Cyril Kovarsky
Cyril Kovarsky joined
Accor on April 1 as senior vice president of global sales after serving as senior vice president of corporate
sales for business services at Orange, a French multinational
telecommunications corporation. He spoke with BTN Group editorial director
David Meyer about his approach, including the fact that technology is driving
two Accor priorities: facilitating communication between sales and
property-level employees and a digital meeting-planning tool.
How has your telecom experience served you so far in
this role?
We have a lot of similar
things between telecommunication and hospitality. Since I was a director for seven
years of the operation of Orange for the retail market, I was the head of the Orange
shops. A hotel is quite like a shop: It’s about the place, the product and the
customer. And corporate sales is the same: Take care of your internal people.
Take care of the travel manager. You have to take care of the IT guys and the
personal assistants. If you don't know them, it could be an issue.
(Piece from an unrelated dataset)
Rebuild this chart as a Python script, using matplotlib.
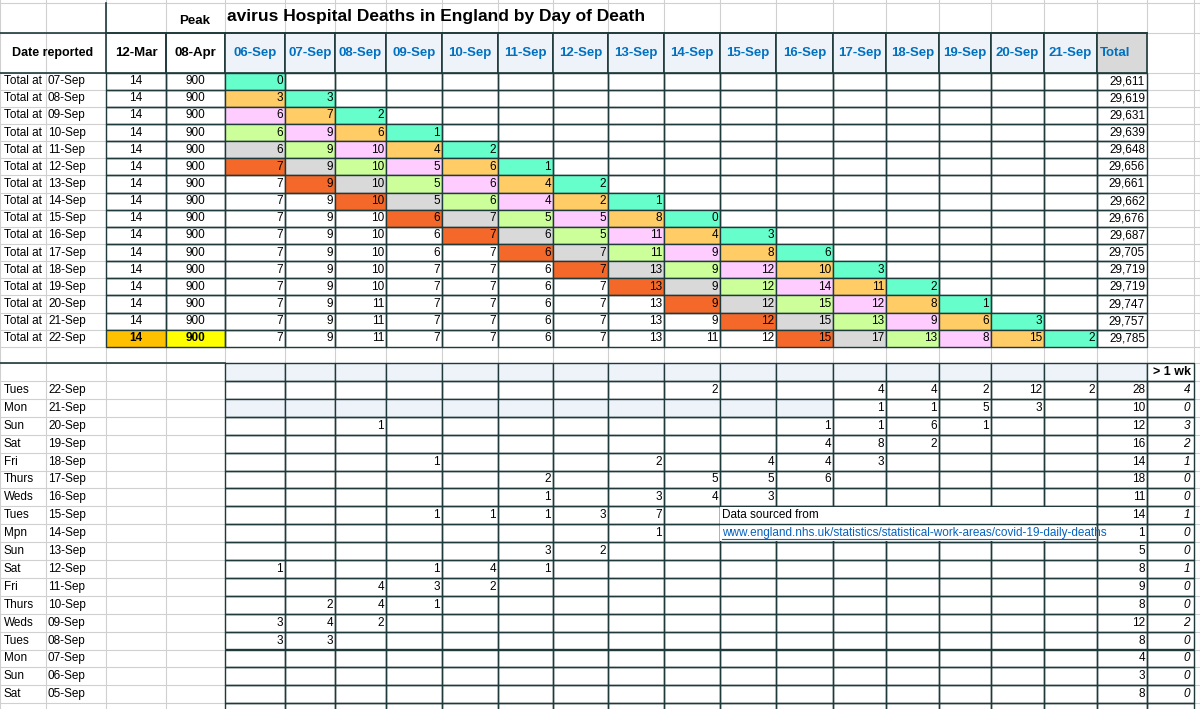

The Accor sales team is using Salesforce, and you're
deploying a hotel portal, Accor New Application for Integrated Sales, so Accor
service people can also access the information. Are you on track?
We call it ANAIS within
Accor. It's part of a €225 million digital program launched by Accor chairman
and CEO Sebastien Bazin at the end of 2014, and it's rolled out quite quickly. By the end of the year, all the
hotels will have these ANAIS tools. ANAIS helps the sales team better manage
all their corporate relationships on our strategic and key accounts. The sales
guy has a lot of work [with the corporate client], I know, but the GM is in a
relationship with the guest and listens to the guest. I need to have that
information. We can put everything in ANAIS, and the guys in charge of the
global account can see everything that happened. It will be more efficient for
our guest or client.
You're in charge of a new meetings, incentives and
corporate events initiative for Accor. Why did you take this on and how are the
tools working for that?
Within the [larger digital
initiative], I am now the head of a MICE program [with the goal] to digitize
our meeting-planning tools. I come from a [different] company and industry, and
I saw it was difficult for my personal assistant to order a small meeting. It's
not only the job of the manager of procurement to buy meetings, incentives and
corporate events. The PAs of the sales manager buy MICE every day. If we can
facilitate the life of these people, who are also our [corporate] clients, it's
a huge market. It's quite tricky, though, because it's always a balance between
procurement and going directly to the final clients who will order.
When then will the tool be available to them?
I hope at the beginning of
2016. Depends on how fast we can roll out the technology solution. We need to
finish discussing it with our partners, but I want a tool in the hands of
meeting planners that can make life easier for them. We are also looking at
ways to announce our presence in the United States in the MICE market. These
are my two priorities.
There’s good demand in the MICE market today. It has
increased from the past couple of years, yes?
Yes, for sure. There's a
big demand. I understand that the decision can take two or three years before
the event. We have to work now for the big MICE business in 2018. It's
long-term. [Smaller] corporate meetings can be short-term, but we need the tool.
How many properties do you have in the United States
today?
We have eight hotels total
in the U.S. It's 2,534 rooms. Seven are Sofitel.
How large is the corporate sales team, and how many
are focused on the United States?
We have 750 people on our global
sales team, with 50 focused on the U.S.
Wow. That's a big commitment.
Yes. We are small in number
of hotels in the U.S. today, but the U.S. is one of our feeder markets, and
this is a huge market for us. The U.S. is the only market where the sales VP
and the distribution VP report directly to me.
You're putting a lot of focus on the MICE space.
Clearly, it's a big piece of business, but why there, as opposed to the transient
business accounts?
When you are new, if you have an idea, you push it to see if it is a good idea. Can I make my mark and do this idea? It's my focus. It's very important for Accor as one of the pillars of its digital program, along with the midmarket and B2B. I don't have to focus on only one.